╭──

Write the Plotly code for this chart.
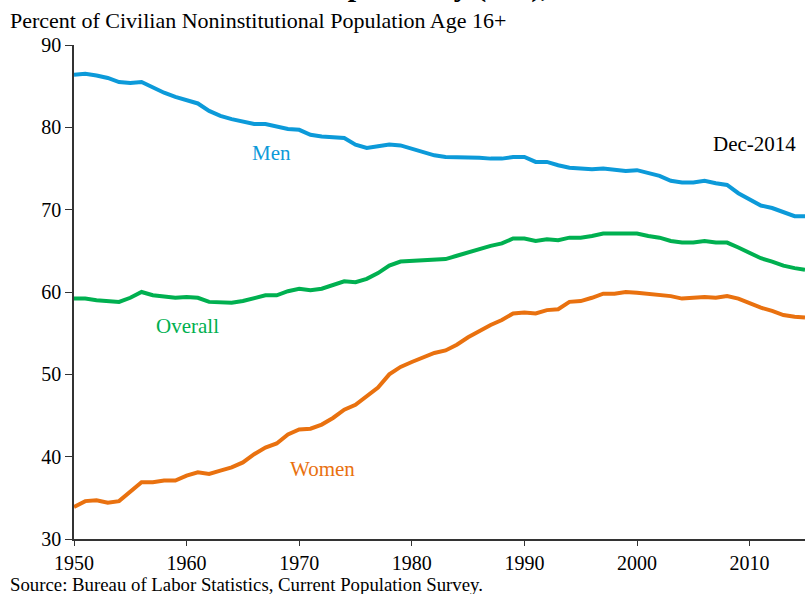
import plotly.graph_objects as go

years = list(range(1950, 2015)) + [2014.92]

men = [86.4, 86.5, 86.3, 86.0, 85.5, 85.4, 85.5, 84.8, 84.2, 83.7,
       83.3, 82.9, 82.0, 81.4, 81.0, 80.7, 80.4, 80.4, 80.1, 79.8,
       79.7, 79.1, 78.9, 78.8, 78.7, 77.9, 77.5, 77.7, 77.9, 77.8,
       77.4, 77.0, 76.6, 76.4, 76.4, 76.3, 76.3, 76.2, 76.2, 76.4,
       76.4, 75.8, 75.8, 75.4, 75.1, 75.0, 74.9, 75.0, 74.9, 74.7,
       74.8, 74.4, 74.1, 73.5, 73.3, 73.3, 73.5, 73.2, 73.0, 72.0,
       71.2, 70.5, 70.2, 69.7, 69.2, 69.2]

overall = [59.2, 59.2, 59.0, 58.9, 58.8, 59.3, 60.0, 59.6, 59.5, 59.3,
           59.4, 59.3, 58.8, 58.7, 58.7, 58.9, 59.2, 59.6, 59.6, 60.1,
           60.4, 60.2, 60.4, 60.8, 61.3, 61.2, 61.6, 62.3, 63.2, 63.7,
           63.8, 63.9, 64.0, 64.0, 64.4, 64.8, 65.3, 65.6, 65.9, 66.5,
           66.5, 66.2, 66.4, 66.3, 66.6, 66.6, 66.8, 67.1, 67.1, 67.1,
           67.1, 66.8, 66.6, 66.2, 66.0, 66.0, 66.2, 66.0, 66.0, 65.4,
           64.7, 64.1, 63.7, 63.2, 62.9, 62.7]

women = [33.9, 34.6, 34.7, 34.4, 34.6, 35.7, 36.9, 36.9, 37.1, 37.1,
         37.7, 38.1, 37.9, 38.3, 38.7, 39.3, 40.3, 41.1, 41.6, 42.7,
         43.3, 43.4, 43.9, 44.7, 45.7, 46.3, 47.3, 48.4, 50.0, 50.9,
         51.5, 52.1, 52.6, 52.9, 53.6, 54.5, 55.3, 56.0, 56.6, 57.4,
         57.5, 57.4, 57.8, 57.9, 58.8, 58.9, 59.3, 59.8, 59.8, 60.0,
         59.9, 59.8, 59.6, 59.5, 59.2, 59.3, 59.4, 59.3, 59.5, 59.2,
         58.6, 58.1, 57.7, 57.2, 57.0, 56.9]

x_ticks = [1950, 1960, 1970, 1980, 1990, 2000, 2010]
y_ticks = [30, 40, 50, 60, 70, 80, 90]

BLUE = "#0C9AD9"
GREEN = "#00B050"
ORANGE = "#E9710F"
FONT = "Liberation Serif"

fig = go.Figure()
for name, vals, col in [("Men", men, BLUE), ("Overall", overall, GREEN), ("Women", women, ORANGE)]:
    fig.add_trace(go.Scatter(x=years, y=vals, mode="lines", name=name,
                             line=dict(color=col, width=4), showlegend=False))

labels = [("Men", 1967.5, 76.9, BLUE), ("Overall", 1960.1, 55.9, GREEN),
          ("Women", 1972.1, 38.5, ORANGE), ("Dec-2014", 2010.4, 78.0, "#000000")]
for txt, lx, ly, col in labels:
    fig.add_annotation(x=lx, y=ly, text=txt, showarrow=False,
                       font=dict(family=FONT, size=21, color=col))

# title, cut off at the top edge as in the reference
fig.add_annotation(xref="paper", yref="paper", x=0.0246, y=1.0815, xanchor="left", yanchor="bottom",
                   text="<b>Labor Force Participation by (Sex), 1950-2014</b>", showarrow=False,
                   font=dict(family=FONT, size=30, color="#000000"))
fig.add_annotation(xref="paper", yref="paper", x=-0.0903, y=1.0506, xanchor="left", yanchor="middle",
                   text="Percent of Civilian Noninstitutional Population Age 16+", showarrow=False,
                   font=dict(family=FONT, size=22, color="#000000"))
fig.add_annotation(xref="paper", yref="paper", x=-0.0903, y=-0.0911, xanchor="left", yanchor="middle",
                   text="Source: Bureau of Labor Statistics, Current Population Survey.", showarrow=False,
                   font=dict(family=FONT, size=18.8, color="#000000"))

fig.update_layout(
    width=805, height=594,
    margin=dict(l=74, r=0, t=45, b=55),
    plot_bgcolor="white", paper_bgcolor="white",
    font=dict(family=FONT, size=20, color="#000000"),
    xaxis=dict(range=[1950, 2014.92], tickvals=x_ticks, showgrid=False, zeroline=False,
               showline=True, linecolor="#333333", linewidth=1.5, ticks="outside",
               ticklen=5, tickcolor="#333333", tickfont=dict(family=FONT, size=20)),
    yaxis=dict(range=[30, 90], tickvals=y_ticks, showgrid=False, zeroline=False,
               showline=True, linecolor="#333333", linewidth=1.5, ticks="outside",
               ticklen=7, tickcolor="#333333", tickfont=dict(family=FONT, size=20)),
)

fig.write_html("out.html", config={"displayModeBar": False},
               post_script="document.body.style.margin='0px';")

╰──

Challenge
Repeat the lines of the listing above verbatim, beginning at its first line and ending at the line containing "y_ticks = [30, 40, 50, 60, 70, 80, 90]", which is included. Omit pictures.

Task response
Write the Plotly code for this chart.
import plotly.graph_objects as go

years = list(range(1950, 2015)) + [2014.92]

men = [86.4, 86.5, 86.3, 86.0, 85.5, 85.4, 85.5, 84.8, 84.2, 83.7,
       83.3, 82.9, 82.0, 81.4, 81.0, 80.7, 80.4, 80.4, 80.1, 79.8,
       79.7, 79.1, 78.9, 78.8, 78.7, 77.9, 77.5, 77.7, 77.9, 77.8,
       77.4, 77.0, 76.6, 76.4, 76.4, 76.3, 76.3, 76.2, 76.2, 76.4,
       76.4, 75.8, 75.8, 75.4, 75.1, 75.0, 74.9, 75.0, 74.9, 74.7,
       74.8, 74.4, 74.1, 73.5, 73.3, 73.3, 73.5, 73.2, 73.0, 72.0,
       71.2, 70.5, 70.2, 69.7, 69.2, 69.2]

overall = [59.2, 59.2, 59.0, 58.9, 58.8, 59.3, 60.0, 59.6, 59.5, 59.3,
           59.4, 59.3, 58.8, 58.7, 58.7, 58.9, 59.2, 59.6, 59.6, 60.1,
           60.4, 60.2, 60.4, 60.8, 61.3, 61.2, 61.6, 62.3, 63.2, 63.7,
           63.8, 63.9, 64.0, 64.0, 64.4, 64.8, 65.3, 65.6, 65.9, 66.5,
           66.5, 66.2, 66.4, 66.3, 66.6, 66.6, 66.8, 67.1, 67.1, 67.1,
           67.1, 66.8, 66.6, 66.2, 66.0, 66.0, 66.2, 66.0, 66.0, 65.4,
           64.7, 64.1, 63.7, 63.2, 62.9, 62.7]

women = [33.9, 34.6, 34.7, 34.4, 34.6, 35.7, 36.9, 36.9, 37.1, 37.1,
         37.7, 38.1, 37.9, 38.3, 38.7, 39.3, 40.3, 41.1, 41.6, 42.7,
         43.3, 43.4, 43.9, 44.7, 45.7, 46.3, 47.3, 48.4, 50.0, 50.9,
         51.5, 52.1, 52.6, 52.9, 53.6, 54.5, 55.3, 56.0, 56.6, 57.4,
         57.5, 57.4, 57.8, 57.9, 58.8, 58.9, 59.3, 59.8, 59.8, 60.0,
         59.9, 59.8, 59.6, 59.5, 59.2, 59.3, 59.4, 59.3, 59.5, 59.2,
         58.6, 58.1, 57.7, 57.2, 57.0, 56.9]

x_ticks = [1950, 1960, 1970, 1980, 1990, 2000, 2010]
y_ticks = [30, 40, 50, 60, 70, 80, 90]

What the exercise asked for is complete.